A pesquisa com os Xokó foi apresentada no último dia 19, em uma palestra do Ciclo de Debates sobre Direitos Humanos na América Latina, promovido na Unit para os alunos de pós-graduação do PPGD. Fran Espinoza diz que trazer o tema para os estudantes é fazer com que eles conheçam tanto a história e a existência dos povos originários de Sergipe quanto as formas existentes de justiça em comunidades tradicionais. “É importante trabalhar a comunidade Xokó no contexto universitário e dos direitos humanos. Primeiro, porque muitos nem sabem que existe uma comunidade indígena aqui em Sergipe.
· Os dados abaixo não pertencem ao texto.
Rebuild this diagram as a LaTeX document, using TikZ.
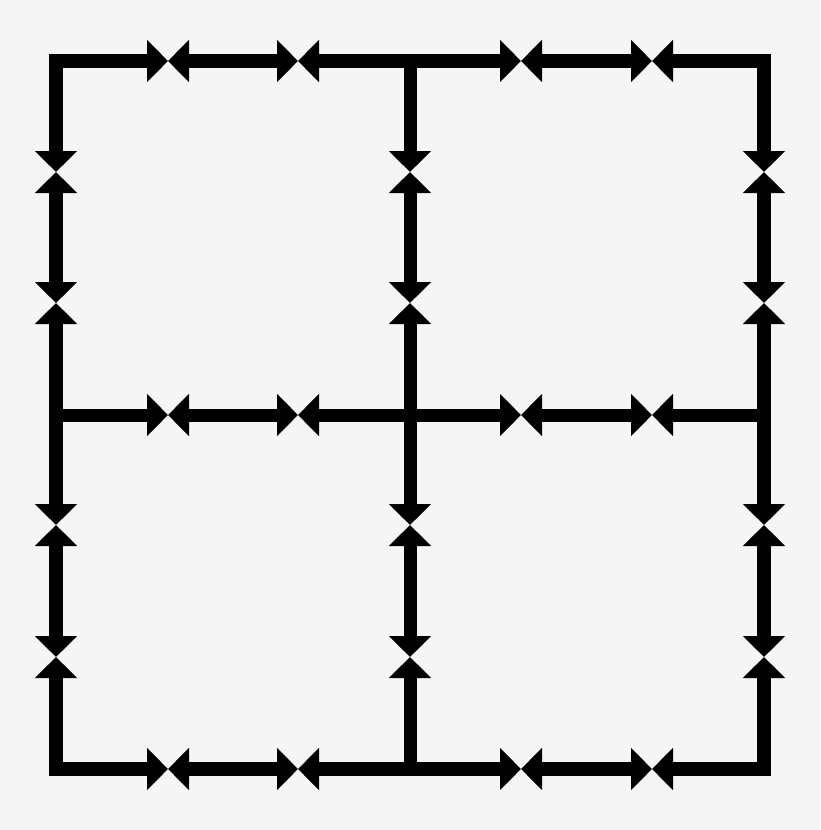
\documentclass[tikz,border=0pt]{standalone}
\usetikzlibrary{arrows.meta}
\definecolor{bg}{RGB}{245,245,245}
\begin{document}
\begin{tikzpicture}[x=1pt,y=-1pt,
  link/.style={line width=14pt,line join=miter,black,
    arrows={-Triangle[length=21pt,width=41pt]}},
  dlink/.style={link,arrows={Triangle[length=21pt,width=41pt]-Triangle[length=21pt,width=41pt]}},
  ilink/.style={line width=13pt}]
\fill[bg] (0,0) rectangle (820,830);
\useasboundingbox (0,0) rectangle (820,830);
% grid of named coordinates p-i-j
\def\xs{56,168,298,410,521,652,764}
\def\ys{61,172,303,415,525,657,769}
\foreach \x [count=\i from 0] in \xs {
  \foreach \y [count=\j from 0] in \ys {
    \coordinate (p-\i-\j) at (\x,\y);
  }
}
% corners
\draw[dlink] (p-0-1) -- (p-0-0) -- (p-1-0);
\draw[dlink] (p-5-0) -- (p-6-0) -- (p-6-1);
\draw[dlink] (p-0-5) -- (p-0-6) -- (p-1-6);
\draw[dlink] (p-5-6) -- (p-6-6) -- (p-6-5);
% edge T junctions
\draw[dlink] (p-2-0) -- (p-4-0);
\draw[link,ilink] (p-3-0) -- (p-3-1);
\draw[dlink] (p-2-6) -- (p-4-6);
\draw[link,ilink] (p-3-6) -- (p-3-5);
\draw[dlink] (p-0-2) -- (p-0-4);
\draw[link,ilink] (p-0-3) -- (p-1-3);
\draw[dlink] (p-6-2) -- (p-6-4);
\draw[link,ilink] (p-6-3) -- (p-5-3);
% centre crossing
\draw[dlink,ilink] (p-2-3) -- (p-4-3);
\draw[dlink,ilink] (p-3-2) -- (p-3-4);
% double arrows on outer rows / columns
\foreach \k in {0,6} {
  \draw[dlink] (p-1-\k) -- (p-2-\k);
  \draw[dlink] (p-4-\k) -- (p-5-\k);
  \draw[dlink] (p-\k-1) -- (p-\k-2);
  \draw[dlink] (p-\k-4) -- (p-\k-5);
}
% double arrows on the inner row / column
\draw[dlink,ilink] (p-1-3) -- (p-2-3);
\draw[dlink,ilink] (p-4-3) -- (p-5-3);
\draw[dlink,ilink] (p-3-1) -- (p-3-2);
\draw[dlink,ilink] (p-3-4) -- (p-3-5);
\end{tikzpicture}
\end{document}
Depois, é importante debater os mecanismos de justiça na comunidade Xokó, porque queremos também que os alunos de Direito conheçam outras formas de resolução do conflito, que podem ser formas alternativas adotadas em qualquer tipo de comunidade”, destacou Fran. 

O trabalho já foi publicado como um capítulo do livro Povos e comunidades tradicionais na América Latina análises e desafios atuais, organizado pelo PPGD e lançado em março deste ano pela Editora Diário Oficial do Estado de Sergipe (Edise), e ainda em um artigo científico publicado na Revista da Faculdade de Direito da UFG (Universidade Federal de Goiás). Agora, ela está sendo ampliada por Bruno, que além do doutorado na Unit, está concluindo um mestrado em Antropologia na Universidade Federal de Sergipe (UFS).